Testing the microbiological effectiveness of UV-C radiation to break the infection chain in neonatal incubators
In Germany, each year 63,000 children are born too early. Worldwide, nearly one out of ten children are given prenatal birth (incidence: 9.7%). By this, premature infants are the largest group of patients in the peadiatrics. The improvements in cure and treatment options of prenatal infants have considerably contributed to a higher survival rate. Particularly very early born prenatal infants (Very Low Birth Weight, VLBW) are at high infection risk due to their immature organ system and immune response. Besides this, there is a high selection pressure to pathogens at nosokomial conditions. Prenatal infants are placed in incubators in humid and warm conditions (32-34 0C, 60-80% humidity). This environment unfortunately serves also germs ideal growing conditions. Initial microbiological investigations at a neonatal intensive care unit (NICU) showed that Gram positive and Gram negative bacteria were detected particularly at objects close to the patients including incubators.
The aim of our project is to microbiologically evaluate the performance of a novel device which disinfects the surface of the interior of incubators based on radiation by UVC-LEDs. A laboratory model developed by collaboration partners (SAVUNA GmBH Augsburg, Fraunhofer Institute IOSB Ilmenau, Micro-Hybrid Hermsdorf) will be tested within a clinical study. Our part in this project is the data analysis, and particulalrly the analysis of the sequenced microbiomes.
SARS-CoV-2-DX as part of the Leibniz Center for Photonics in Infection Research, which is currently being established.
The goal of the project is to establish new methods, concepts, and strategies to detect COVID-19 more quickly and reliably, to develop methods and technologies to identify outbreaks earlier and contain them more effectively, and to analyze the pathogenesis of SARS-CoV-2 in order to derive principles for therapy and prevention. The focus of our work is on gene expression-based analysis of tissue samples, and thus the identification of specific infection-related molecular changes and markers.

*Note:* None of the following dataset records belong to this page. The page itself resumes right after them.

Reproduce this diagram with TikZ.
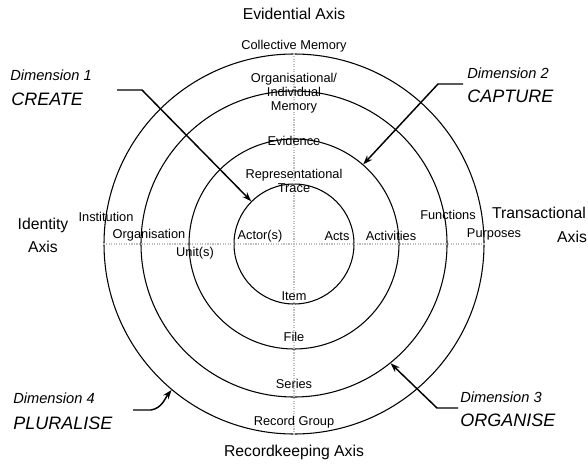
\documentclass[tikz,border=0pt]{standalone}
\usepackage{fontspec}
\setmainfont{Liberation Sans}
\usetikzlibrary{arrows.meta}
\begin{document}
\begin{tikzpicture}[x=0.75pt,y=-0.75pt,
  ring/.style={draw,circle,inner sep=0pt,line width=0.8pt},
  axisline/.style={gray!50,densely dotted,line width=0.9pt},
  lbl/.style={font=\fontsize{9.6}{10.5}\selectfont,align=center,inner sep=0.5pt},
  axislbl/.style={font=\fontsize{11.8}{13}\selectfont,align=center,inner sep=0pt},
  dimlbl/.style={font=\fontsize{11}{12}\selectfont\itshape,anchor=west,inner sep=0pt},
  dimname/.style={font=\fontsize{13.5}{15}\selectfont\itshape,anchor=west,inner sep=0pt},
  pointer/.style={line width=1.1pt,-{Stealth[length=7pt,width=5pt]}}]
\useasboundingbox (0,0) rectangle (588,464);

% concentric rings
\coordinate (o) at (294,244);
\node[ring,minimum size=90pt]    (c1) at (o) {};
\node[ring,minimum size=157.5pt] (c2) at (o) {};
\node[ring,minimum size=229.5pt] (c3) at (o) {};
\node[ring,minimum size=285pt]   (c4) at (o) {};

% the two axes
\draw[axisline] (c4.west) -- (c4.east);
\draw[axisline] (c4.north) -- (c4.south);

% axis titles
\node[axislbl] (evid) at (294,14) {Evidential Axis};
\node[axislbl] (rec)  at (294,452) {Recordkeeping Axis};
\node[axislbl] (ida)  at (43,225) {Identity};
\node[axislbl] (idb)  at (43,247) {Axis};
\node[axislbl] (tra)  at (539,213) {Transactional};
\node[axislbl] (trb)  at (572,237) {Axis};

% evidential axis labels
\node[lbl] (cm)  at (294,46)  {Collective Memory};
\node[lbl] (oim) at (294,93)  {Organisational/\\Individual\\Memory};
\node[lbl] (ev)  at (294,141) {Evidence};
\node[lbl] (rt)  at (294,180.5) {Representational\\Trace};

% recordkeeping axis labels
\node[lbl] (item) at (294,296) {Item};
\node[lbl] (file) at (294,337) {File};
\node[lbl] (ser)  at (294,384) {Series};
\node[lbl] (rg)   at (294,422) {Record Group};

% identity axis labels
\node[lbl] (act)  at (260,236) {Actor(s)};
\node[lbl] (unit) at (195,253) {Unit(s)};
\node[lbl] (org)  at (149,235) {Organisation};
\node[lbl] (inst) at (106,217) {Institution};

% transactional axis labels
\node[lbl] (acts) at (337,236) {Acts};
\node[lbl] (actv) at (391,236) {Activities};
\node[lbl] (fun)  at (448,215) {Functions};
\node[lbl] (pur)  at (494,234) {Purposes};

% dimensions
\node[dimlbl]  (d1)  at (10,75)  {Dimension 1};
\node[dimname] (d1n) at (11,99)  {CREATE};
\node[dimlbl]  (d2)  at (467,73) {Dimension 2};
\node[dimname] (d2n) at (467,96) {CAPTURE};
\node[dimlbl]  (d3)  at (460,397) {Dimension 3};
\node[dimname] (d3n) at (460,420) {ORGANISE};
\node[dimlbl]  (d4)  at (13,398) {Dimension 4};
\node[dimname] (d4n) at (13,423) {PLURALISE};

% pointers from each dimension to its ring
\coordinate (p1s) at (117,90);  \coordinate (p1b) at (142,90);
\coordinate (p2s) at (463,84);  \coordinate (p2b) at (438,84);
\coordinate (p3s) at (458,408); \coordinate (p3b) at (437,408);
\coordinate (p4s) at (133,410); \coordinate (p4b) at (151,410);
\draw[pointer] (p1s) -- (p1b) -- (c1.135);
\draw[pointer] (p2s) -- (p2b) -- (c2.49);
\draw[pointer] (p3s) -- (p3b) -- (c3.-51);
\draw[pointer] (p4s) -- (p4b) to[out=10,in=232] (c4.230);
\end{tikzpicture}
\end{document}
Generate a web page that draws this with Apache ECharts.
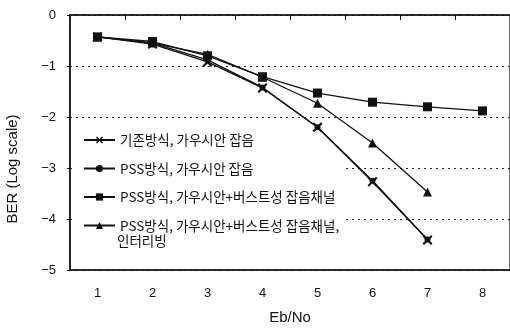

Collaborative Project on Core Technology 3 as part of the Leibniz Center for Photonics in Infection Research (LPI)
The LPI as a whole aims to bring promising diagnostic and therapeutic procedures with the corresponding technological maturity into translation for infection research through a modularly structured process along a diagnostic and therapeutic service pipeline. To utilize the generated photonic and molecular data for infection-relevant questions, the data must be translated into biomedical information. This translation is ensured by tools such as AI-based methods developed and applied in the core technology 3. Our project deals with the modeling and simulation of pathomechanisms investigating cellular pathways and gene regulatory networks.